In appreciating the practical working of these numerous dicasteries at Athens, in comparison with such justice as might have been expected from individual magistrates, we have to consider: first, that personal and pecuniary corruption seems to have been a common vice among the leading men of Athens and Sparta, when acting individually or in boards of a few members, and not uncommon even with the kings of Sparta; next, that in the Grecian cities generally, as we know even from the oligarchical Xenophon (he particularly excepts Sparta), the rich and great men were not only insubordinate to the magistrates, but made a parade of showing that they cared nothing about them. We know also from the same unsuspected source, that while the poorer Athenian citizens who served on shipboard were distinguished for the strictest discipline, the hoplites or middling burghers who formed the infantry were less obedient, and the rich citizens who served on horseback the most disobedient of all.

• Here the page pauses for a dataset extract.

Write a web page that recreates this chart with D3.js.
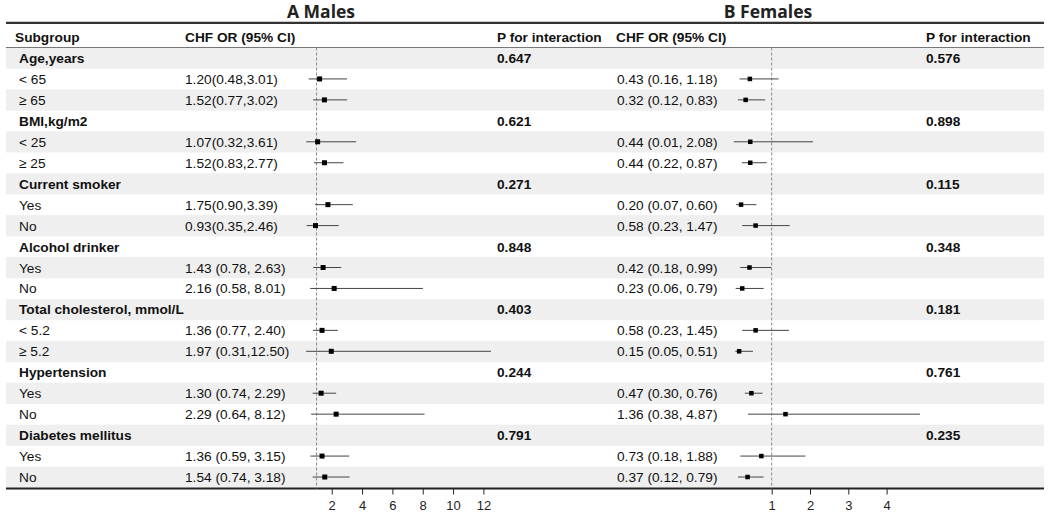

To make rich criminals amenable to justice has been found so difficult everywhere, until a recent period of history, that we should be surprised if it were otherwise in Greece. When we follow the reckless demeanour of rich men like Critias, Alcibiades, and Midias, even under the full-grown democracy of Athens, we may be sure that their predecessors under the Clisthenean constitution would have been often too formidable to be punished or kept down by an individual archon of ordinary firmness, even assuming him to be upright and well-intentioned. Now the dicasteries established by Pericles were inaccessible both to corruption and intimidation: their number, their secret suffrage, and the impossibility of knowing beforehand what individuals would sit in any particular cause, prevented both the one and the other. And besides that the magnitude of their number, extravagant according to our ideas of judicial business, was essential to this tutelary effect—it served further to render the trial solemn and the verdict imposing on the minds of parties and spectators, as we may see by the fact that, in important causes the dicastery was doubled or tripled. Nor was it possible by any other means than numbers to give dignity to an assembly of citizens, of whom many were poor, some old, and all were despised individually by rich accused persons who were brought before them—as Aristophanes and Xenophon give us plainly to understand. If we except the strict and peculiar educational discipline of Sparta, these numerous dicasteries afforded the only organ which Grecian politics could devise, for getting redress against powerful criminals, public as well as private, and for obtaining a sincere and uncorrupt verdict.

Taking the general working of the dicasteries, we shall find that they are nothing but jury-trial applied on a scale broad, systematic, unaided, and uncontrolled, beyond all other historical experience—and that they therefore exhibit in exaggerated proportions both the excellences and the defects characteristic of the jury system, as compared with decision by trained and professional judges. All the encomiums, which it is customary to pronounce upon jury-trial, will be found predicable of the Athenian dicasteries in a still greater degree; all the reproaches, which can be addressed on good ground to the dicasteries, will apply to modern juries also, though in a less degree.